Thursday, January 11, 2018

Chopsticks

Did you know that "The Celebrated Chop Waltz" was written by the 16-year-old Euphemia Allen in 1877 under the pseudonym "Arthur de Lulli?"

You can see for yourself.

Wednesday, January 10, 2018

The March of the Women

The kind and dedicated people who volunteer their time to organize and maintain the IMSLP have created a category for women composers.

It is going to take a long time to look at the work of all the 444 (so far) composers on this list, so I am starting with composers I know. Yesterday I found a delightful Humoresque, by Ethel Barns.
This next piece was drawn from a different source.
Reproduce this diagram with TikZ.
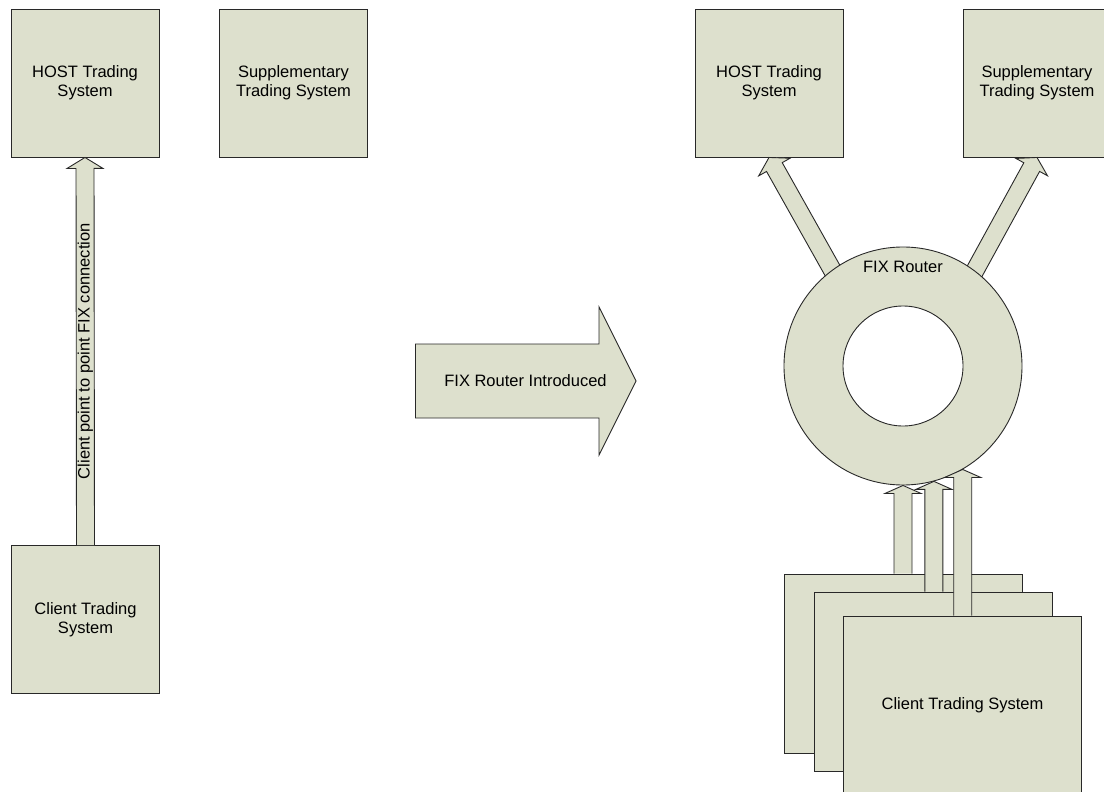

I went next to the listing for Barns's contemporary compatriot Ethel Smyth (who has a cello sonata that might be fun to transcribe for viola).

I was very happy to find the piece Smyth wrote in 1910 that became the anthem for the Suffrage movement, "The March of the Women." It happens to work beautifully as a solo viola piece.


You can read about The March of the Women here, and listen to a rollicking heartfelt performance (with an excellent array of images) here.

Mark the music

A certain world leader seems not to be able to sing along with his country's national anthem.

You can watch it here.

We might do well to remember the words of Lorenzo in Act 5, Scene 1 of Shakespeare's The Merchant of Venice

The reason is, your spirits are attentive:
For do but note a wild and wanton herd,
Or race of youthful and unhandled colts,
Fetching mad bounds, bellowing and neighing loud,
Which is the hot condition of their blood;
If they but hear perchance a trumpet sound,
Or any air of music touch their ears,
You shall perceive them make a mutual stand,
Their savage eyes turn'd to a modest gaze
By the sweet power of music: therefore the poet
Did feign that Orpheus drew trees, stones and floods;
Since nought so stockish, hard and full of rage,
But music for the time doth change his nature.
The man that hath no music in himself,
Nor is not moved with concord of sweet sounds,
Is fit for treasons, stratagems and spoils;
The motions of his spirit are dull as night
And his affections dark as Erebus:
Let no such man be trusted. Mark the music.